Shut Out of the Media
By January 2003, it was clear that Bush-43 was about to launch a war of aggression -- the crime defined by the post-WWII Nuremberg Tribunal as "the supreme international crime differing from other war crimes only in that it contains within itself the accumulated evil of the whole." (Think torture, for example.) During most of 2002, several of us former intelligence analysts had been comparing notes, giving one another sanity checks, writing op-eds pointing to the flimsiness of the "intelligence" cobbled together to allege a weapons-of-mass-destruction "threat" from Iraq, and warning of the catastrophe that war on Iraq would bring.

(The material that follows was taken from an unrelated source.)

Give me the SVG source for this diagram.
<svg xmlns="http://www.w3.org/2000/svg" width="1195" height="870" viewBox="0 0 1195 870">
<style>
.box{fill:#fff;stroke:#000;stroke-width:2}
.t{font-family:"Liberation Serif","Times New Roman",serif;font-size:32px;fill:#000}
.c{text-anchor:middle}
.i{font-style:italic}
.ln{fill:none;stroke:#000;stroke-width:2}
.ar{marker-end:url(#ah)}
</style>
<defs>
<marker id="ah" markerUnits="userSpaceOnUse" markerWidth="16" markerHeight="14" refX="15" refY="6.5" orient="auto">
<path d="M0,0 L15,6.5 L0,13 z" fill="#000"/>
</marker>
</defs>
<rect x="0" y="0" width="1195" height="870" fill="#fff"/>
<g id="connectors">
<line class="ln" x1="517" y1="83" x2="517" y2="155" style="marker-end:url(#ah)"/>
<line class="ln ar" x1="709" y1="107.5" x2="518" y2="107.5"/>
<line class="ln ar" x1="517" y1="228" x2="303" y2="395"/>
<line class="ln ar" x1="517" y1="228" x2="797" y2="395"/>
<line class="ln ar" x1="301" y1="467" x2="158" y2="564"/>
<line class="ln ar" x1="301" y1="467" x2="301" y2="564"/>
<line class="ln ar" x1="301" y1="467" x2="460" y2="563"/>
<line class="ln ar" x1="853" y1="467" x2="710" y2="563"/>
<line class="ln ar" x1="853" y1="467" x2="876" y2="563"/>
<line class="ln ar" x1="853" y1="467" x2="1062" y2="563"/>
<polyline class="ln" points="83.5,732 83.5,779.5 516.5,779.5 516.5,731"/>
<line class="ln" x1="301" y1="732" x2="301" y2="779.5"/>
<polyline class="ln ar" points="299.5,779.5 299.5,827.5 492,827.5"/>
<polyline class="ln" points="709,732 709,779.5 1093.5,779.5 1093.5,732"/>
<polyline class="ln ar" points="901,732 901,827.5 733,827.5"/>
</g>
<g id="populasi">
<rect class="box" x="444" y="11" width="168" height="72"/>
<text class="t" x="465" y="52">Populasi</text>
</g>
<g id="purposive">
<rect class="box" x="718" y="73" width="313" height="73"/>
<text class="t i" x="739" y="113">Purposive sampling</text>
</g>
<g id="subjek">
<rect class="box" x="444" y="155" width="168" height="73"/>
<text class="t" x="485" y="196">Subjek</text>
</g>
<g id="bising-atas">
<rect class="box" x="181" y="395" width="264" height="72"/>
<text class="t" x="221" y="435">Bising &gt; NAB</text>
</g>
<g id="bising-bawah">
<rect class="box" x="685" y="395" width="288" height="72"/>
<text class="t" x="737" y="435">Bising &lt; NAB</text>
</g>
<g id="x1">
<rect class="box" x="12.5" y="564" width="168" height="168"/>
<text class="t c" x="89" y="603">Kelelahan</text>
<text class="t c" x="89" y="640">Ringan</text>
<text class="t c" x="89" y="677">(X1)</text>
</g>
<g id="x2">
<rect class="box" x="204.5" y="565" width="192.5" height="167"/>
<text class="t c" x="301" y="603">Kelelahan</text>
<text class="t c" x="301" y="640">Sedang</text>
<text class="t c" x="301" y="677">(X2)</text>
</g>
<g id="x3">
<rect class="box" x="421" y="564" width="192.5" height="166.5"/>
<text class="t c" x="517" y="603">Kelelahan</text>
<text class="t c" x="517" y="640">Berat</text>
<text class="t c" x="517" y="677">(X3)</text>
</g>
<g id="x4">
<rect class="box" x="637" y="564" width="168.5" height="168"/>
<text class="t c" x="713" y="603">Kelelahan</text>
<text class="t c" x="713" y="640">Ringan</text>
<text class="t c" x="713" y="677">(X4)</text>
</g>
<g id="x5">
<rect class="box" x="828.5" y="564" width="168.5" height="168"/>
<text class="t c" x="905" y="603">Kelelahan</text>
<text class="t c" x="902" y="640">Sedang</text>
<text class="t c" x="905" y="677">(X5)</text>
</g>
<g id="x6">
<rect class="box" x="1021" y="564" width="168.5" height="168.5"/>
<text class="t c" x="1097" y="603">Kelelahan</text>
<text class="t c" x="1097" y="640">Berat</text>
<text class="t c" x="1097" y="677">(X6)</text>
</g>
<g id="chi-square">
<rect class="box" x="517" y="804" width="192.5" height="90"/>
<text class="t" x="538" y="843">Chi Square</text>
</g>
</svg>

Except for an occasional op-ed wedged into the Christian Science Monitor or the Miami Herald, for example, we were ostracized from "mainstream media." The New York Times and Washington Post were on a feeding frenzy from the government trough and TV pundits were getting high ratings by beating the drum for war. Small wonder the entire media was allergic to what we were saying, despite our many years of experience in intelligence analysis. Warnings to slow down and think were the last thing wanted by those already profiteering from a war on the near horizon.
The challenge we faced was how to get through to President George W. Bush. It had become crystal clear that the only way to do that would be to do an end run around "the crazies" -- the criminally insane advisers that his father knew so well -- Vice President Dick Cheney, Defense Secretary Donald Rumsfeld, Deputy Secretary of Defense Paul Wolfowitz, and Undersecretary of State John Bolton.
Bolton: One of the Crazies
John Bolton was Cheney's "crazy" at the State Department. Secretary Colin Powell was pretty much window dressing. He could be counted on not to complain loudly -- much less quit -- even if he strongly suspected he was being had. Powell had gotten to where he was by saluting sharply and doing what superiors told him to do. As secretary of state, Powell was not crazy -- just craven. He enjoyed more credibility than the rest of the gang and rather than risk being ostracized like the rest of us, he sacrificed that credibility on the altar of the "supreme international crime."
In those days Bolton did not hesitate to run circles around -- and bully -- the secretary of state and many others. This must be considered a harbinger of things to come, starting on Monday, when the bully comes to the china shop in the West Wing. While longevity in office is not the hallmark of the Trump administration, even if Bolton's tenure turns out to be short-lived, the crucial months immediately ahead will provide Bolton with ample opportunity to wreak the kind of havoc that "the crazies" continue to see as enhancing U.S. -- and not incidentally -- Israeli influence in the Middle East. Bear in mind, Bolton still says the attack on Iraq was a good idea. And he is out to scuttle the landmark agreement that succeeded in preventing Iran from developing a nuclear weapon any time soon.